# TASK BRIEF
Report the count of lines below that include "this", without any other text.
····················
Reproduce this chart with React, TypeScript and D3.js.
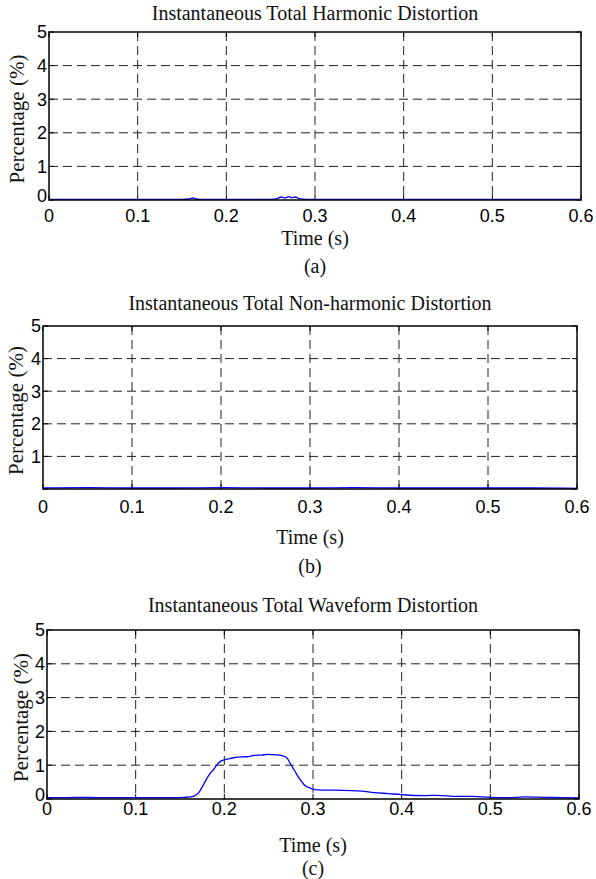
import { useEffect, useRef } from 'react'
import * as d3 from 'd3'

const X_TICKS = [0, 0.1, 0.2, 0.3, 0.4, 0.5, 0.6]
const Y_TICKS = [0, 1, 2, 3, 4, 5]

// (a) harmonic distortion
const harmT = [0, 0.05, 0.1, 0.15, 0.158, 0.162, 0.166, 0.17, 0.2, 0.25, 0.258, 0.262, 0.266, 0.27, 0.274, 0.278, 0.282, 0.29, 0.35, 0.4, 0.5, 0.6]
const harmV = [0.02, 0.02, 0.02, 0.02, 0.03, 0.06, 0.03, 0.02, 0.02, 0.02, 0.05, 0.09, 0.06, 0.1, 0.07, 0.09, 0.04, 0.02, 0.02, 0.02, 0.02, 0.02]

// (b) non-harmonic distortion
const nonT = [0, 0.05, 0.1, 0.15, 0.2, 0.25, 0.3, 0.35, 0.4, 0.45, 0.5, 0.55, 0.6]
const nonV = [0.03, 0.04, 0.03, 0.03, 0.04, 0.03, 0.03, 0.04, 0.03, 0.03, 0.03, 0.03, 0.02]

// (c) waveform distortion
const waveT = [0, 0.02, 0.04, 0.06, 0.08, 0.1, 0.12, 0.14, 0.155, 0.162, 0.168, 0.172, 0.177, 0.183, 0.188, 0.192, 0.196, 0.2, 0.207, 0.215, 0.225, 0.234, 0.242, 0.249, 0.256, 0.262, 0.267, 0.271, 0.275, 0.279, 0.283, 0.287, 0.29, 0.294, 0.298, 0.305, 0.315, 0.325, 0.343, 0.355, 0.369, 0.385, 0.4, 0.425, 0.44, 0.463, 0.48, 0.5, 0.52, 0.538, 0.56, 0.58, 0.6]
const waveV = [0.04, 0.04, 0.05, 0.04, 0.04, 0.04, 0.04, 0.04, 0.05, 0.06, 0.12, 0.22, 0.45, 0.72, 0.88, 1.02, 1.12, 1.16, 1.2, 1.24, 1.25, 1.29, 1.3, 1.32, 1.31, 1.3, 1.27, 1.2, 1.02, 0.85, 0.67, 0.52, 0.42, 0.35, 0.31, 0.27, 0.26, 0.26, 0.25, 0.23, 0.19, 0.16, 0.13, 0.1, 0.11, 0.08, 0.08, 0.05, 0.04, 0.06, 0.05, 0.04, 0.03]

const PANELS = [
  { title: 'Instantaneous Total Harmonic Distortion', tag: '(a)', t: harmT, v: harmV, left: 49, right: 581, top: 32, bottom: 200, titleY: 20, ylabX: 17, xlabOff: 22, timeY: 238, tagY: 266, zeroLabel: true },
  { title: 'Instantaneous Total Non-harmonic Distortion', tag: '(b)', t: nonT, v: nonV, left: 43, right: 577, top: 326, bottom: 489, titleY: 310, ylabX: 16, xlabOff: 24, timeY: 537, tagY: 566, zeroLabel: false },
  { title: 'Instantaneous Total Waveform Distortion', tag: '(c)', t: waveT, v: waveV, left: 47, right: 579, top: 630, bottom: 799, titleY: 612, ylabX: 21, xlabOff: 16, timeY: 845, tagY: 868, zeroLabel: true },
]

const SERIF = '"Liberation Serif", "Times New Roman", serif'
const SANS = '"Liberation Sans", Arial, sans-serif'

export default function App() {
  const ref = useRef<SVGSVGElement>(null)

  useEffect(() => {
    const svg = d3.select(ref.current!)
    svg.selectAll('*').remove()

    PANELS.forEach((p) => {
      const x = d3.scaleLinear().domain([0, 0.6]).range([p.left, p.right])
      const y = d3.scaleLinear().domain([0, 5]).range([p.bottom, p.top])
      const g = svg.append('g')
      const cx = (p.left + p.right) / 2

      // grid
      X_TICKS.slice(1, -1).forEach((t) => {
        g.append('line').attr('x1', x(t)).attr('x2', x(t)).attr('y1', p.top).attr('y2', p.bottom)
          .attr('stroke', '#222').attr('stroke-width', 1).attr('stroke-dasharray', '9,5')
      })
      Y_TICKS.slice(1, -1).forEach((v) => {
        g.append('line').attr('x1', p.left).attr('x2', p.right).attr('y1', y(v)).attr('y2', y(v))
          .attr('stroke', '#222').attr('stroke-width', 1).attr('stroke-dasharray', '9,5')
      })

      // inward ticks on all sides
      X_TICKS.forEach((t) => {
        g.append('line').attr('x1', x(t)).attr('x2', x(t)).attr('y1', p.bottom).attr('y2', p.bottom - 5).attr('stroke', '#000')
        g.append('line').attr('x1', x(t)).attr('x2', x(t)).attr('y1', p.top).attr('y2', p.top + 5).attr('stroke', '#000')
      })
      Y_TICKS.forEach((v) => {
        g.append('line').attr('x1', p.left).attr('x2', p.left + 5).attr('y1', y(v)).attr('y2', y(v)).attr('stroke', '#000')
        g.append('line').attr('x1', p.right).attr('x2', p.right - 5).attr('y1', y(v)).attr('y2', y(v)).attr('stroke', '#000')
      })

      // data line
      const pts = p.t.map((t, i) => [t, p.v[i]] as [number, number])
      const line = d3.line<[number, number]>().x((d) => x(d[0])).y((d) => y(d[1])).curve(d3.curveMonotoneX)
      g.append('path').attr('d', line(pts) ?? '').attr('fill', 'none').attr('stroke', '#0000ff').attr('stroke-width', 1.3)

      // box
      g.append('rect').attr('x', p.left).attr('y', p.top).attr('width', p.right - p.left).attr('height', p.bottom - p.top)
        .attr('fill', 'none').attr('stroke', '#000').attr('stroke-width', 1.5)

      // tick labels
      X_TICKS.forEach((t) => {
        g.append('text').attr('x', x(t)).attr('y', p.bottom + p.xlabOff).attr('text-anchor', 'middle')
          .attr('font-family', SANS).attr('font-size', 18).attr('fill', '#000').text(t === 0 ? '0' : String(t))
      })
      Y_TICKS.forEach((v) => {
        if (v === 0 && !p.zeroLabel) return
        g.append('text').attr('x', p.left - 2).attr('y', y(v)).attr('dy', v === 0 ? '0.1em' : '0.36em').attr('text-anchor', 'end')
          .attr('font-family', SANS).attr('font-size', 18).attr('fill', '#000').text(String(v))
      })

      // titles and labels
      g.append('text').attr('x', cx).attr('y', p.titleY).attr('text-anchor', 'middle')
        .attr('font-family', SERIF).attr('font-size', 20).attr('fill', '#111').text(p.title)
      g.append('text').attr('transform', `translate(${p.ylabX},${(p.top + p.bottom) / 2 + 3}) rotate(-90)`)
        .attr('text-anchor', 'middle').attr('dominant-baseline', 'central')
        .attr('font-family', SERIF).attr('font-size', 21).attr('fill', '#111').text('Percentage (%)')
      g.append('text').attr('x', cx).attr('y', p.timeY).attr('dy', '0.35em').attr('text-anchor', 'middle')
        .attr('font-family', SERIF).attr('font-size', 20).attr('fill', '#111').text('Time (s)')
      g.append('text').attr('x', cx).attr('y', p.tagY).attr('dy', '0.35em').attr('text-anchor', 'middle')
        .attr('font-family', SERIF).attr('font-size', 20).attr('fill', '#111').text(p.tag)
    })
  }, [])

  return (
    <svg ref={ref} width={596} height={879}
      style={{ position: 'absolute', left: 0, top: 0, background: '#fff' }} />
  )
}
····················
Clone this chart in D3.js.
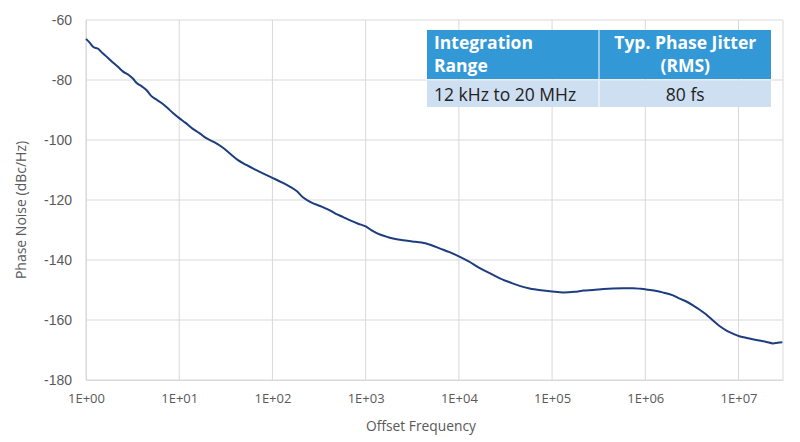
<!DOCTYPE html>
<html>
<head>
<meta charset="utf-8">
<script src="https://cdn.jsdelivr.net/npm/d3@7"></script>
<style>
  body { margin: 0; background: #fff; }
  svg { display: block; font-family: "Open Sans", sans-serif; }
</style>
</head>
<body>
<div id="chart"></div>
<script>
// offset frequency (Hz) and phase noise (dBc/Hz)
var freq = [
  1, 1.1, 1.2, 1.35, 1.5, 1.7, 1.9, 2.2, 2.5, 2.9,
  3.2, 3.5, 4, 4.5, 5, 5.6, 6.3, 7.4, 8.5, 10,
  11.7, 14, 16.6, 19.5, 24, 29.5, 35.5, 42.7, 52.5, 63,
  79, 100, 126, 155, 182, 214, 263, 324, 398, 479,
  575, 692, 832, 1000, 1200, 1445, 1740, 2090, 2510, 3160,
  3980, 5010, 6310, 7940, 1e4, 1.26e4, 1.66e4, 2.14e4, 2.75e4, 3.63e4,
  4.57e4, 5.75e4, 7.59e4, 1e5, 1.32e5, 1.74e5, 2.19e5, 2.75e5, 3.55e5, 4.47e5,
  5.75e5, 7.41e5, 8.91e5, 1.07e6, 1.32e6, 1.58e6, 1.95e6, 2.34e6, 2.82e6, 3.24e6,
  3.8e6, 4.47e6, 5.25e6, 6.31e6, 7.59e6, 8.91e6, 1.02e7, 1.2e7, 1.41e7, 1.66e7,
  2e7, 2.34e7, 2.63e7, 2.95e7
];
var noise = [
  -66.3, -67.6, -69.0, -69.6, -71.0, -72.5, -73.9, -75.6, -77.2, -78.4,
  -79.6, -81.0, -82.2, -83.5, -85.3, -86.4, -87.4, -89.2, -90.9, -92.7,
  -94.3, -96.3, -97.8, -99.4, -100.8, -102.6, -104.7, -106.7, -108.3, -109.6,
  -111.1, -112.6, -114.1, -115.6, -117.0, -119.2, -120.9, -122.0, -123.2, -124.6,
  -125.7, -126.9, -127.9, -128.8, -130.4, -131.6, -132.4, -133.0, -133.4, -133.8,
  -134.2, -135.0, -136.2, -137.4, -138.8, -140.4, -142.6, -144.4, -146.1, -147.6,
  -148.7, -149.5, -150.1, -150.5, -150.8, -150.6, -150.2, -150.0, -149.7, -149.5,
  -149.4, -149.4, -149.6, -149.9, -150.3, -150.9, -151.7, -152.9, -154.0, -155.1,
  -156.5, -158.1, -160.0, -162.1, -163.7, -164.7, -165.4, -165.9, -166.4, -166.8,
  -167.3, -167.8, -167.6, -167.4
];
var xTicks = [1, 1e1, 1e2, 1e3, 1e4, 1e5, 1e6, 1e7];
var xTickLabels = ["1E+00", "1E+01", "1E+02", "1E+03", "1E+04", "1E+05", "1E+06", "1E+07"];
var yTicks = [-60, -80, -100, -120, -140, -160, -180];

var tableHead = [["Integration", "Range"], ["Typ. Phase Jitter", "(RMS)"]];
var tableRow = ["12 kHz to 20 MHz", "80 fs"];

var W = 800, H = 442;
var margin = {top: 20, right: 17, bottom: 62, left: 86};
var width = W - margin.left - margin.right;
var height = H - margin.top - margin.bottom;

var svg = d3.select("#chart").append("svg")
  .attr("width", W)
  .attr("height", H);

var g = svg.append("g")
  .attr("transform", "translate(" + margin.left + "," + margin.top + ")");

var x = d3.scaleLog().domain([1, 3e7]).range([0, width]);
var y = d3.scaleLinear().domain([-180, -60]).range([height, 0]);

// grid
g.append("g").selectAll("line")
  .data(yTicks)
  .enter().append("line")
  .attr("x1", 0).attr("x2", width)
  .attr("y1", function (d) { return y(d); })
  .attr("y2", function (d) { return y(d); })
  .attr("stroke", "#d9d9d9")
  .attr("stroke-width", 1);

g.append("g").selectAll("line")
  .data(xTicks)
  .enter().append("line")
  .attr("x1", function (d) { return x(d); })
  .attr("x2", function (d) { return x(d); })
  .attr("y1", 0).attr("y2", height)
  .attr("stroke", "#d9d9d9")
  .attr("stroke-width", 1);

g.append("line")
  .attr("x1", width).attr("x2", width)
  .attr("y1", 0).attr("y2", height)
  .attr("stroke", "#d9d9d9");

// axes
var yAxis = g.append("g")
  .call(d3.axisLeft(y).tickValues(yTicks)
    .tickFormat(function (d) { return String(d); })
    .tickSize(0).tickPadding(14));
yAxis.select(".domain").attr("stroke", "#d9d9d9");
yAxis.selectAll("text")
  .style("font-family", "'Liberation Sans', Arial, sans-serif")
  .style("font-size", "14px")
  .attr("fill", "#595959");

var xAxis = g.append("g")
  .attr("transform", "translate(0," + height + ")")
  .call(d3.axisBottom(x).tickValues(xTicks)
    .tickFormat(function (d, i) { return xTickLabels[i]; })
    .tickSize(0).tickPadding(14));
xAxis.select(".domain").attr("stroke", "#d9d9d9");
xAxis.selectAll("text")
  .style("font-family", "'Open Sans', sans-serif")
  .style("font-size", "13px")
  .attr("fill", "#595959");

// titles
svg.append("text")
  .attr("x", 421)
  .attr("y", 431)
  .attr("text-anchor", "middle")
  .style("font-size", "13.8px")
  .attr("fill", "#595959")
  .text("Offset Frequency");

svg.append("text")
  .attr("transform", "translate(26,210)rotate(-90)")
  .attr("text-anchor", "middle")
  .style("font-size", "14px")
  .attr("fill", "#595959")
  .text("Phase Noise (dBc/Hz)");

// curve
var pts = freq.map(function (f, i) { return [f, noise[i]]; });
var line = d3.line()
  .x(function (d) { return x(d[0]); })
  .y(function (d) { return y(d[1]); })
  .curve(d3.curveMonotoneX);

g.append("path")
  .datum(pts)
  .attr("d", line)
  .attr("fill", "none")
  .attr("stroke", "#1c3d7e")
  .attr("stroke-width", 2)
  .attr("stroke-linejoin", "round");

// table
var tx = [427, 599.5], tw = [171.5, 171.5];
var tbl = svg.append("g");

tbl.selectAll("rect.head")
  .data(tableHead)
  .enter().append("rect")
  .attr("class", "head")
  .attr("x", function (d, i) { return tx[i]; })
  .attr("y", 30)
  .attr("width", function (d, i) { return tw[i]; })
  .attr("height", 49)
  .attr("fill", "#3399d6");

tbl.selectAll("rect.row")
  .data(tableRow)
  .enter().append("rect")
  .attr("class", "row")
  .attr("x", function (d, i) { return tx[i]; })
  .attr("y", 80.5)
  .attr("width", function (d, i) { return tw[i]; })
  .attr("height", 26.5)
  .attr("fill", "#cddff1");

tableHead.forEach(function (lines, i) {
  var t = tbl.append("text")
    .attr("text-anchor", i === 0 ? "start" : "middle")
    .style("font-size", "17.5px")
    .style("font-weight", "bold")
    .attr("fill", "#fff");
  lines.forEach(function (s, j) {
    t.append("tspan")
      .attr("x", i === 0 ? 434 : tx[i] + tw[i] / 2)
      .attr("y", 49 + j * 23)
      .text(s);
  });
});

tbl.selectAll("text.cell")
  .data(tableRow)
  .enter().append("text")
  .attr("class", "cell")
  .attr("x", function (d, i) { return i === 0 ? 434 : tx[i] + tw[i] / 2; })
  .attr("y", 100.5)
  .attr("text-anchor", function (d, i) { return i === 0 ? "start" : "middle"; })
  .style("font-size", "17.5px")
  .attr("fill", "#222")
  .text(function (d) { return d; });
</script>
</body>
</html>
····················
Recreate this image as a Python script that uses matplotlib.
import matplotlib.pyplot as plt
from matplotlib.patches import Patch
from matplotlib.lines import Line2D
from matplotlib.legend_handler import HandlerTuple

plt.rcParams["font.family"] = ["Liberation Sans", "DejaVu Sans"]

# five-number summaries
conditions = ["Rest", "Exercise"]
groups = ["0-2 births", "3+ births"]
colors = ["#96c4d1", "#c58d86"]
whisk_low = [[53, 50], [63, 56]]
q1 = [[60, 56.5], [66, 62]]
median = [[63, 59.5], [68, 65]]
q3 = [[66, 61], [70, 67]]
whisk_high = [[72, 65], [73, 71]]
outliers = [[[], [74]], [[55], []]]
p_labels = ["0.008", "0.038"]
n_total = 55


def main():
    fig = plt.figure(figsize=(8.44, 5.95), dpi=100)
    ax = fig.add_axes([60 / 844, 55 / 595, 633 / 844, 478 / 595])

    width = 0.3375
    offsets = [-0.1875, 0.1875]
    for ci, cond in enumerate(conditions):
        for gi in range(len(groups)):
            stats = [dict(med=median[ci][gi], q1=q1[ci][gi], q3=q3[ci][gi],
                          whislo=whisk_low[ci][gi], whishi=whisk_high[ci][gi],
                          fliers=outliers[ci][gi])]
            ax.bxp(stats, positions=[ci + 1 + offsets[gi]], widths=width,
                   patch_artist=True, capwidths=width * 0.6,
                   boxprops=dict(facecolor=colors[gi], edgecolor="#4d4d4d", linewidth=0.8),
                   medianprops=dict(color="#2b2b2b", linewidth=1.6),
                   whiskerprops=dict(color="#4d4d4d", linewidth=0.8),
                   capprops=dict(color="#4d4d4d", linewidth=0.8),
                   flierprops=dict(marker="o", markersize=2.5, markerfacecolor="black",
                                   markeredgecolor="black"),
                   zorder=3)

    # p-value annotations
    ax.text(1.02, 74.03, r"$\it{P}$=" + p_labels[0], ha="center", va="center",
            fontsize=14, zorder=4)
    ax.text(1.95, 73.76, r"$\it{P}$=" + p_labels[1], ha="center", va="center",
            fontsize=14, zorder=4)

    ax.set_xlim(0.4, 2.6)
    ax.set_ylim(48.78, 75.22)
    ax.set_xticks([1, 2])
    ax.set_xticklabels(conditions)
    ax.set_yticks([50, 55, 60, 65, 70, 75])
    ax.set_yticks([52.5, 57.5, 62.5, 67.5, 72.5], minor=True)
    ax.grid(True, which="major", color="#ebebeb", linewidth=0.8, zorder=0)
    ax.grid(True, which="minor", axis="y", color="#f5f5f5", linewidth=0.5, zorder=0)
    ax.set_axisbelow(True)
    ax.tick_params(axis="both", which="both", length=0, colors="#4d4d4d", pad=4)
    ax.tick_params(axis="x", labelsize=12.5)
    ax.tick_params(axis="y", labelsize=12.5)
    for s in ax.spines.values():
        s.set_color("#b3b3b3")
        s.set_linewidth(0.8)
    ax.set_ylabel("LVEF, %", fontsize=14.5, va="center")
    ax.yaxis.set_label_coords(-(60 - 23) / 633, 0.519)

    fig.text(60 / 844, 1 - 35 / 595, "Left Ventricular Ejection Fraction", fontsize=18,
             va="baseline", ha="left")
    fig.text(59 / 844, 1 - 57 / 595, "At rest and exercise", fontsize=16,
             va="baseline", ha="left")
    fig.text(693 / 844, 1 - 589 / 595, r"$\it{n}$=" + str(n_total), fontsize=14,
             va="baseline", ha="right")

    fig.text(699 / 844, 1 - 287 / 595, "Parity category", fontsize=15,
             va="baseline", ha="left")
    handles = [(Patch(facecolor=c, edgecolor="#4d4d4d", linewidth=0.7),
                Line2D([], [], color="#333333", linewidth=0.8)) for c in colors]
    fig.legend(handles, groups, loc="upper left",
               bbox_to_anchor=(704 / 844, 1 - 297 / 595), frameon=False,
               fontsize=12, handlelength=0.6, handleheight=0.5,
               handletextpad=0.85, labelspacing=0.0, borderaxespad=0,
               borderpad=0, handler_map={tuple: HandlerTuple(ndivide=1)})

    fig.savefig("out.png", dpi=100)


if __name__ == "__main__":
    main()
····················
# RESPONSE
3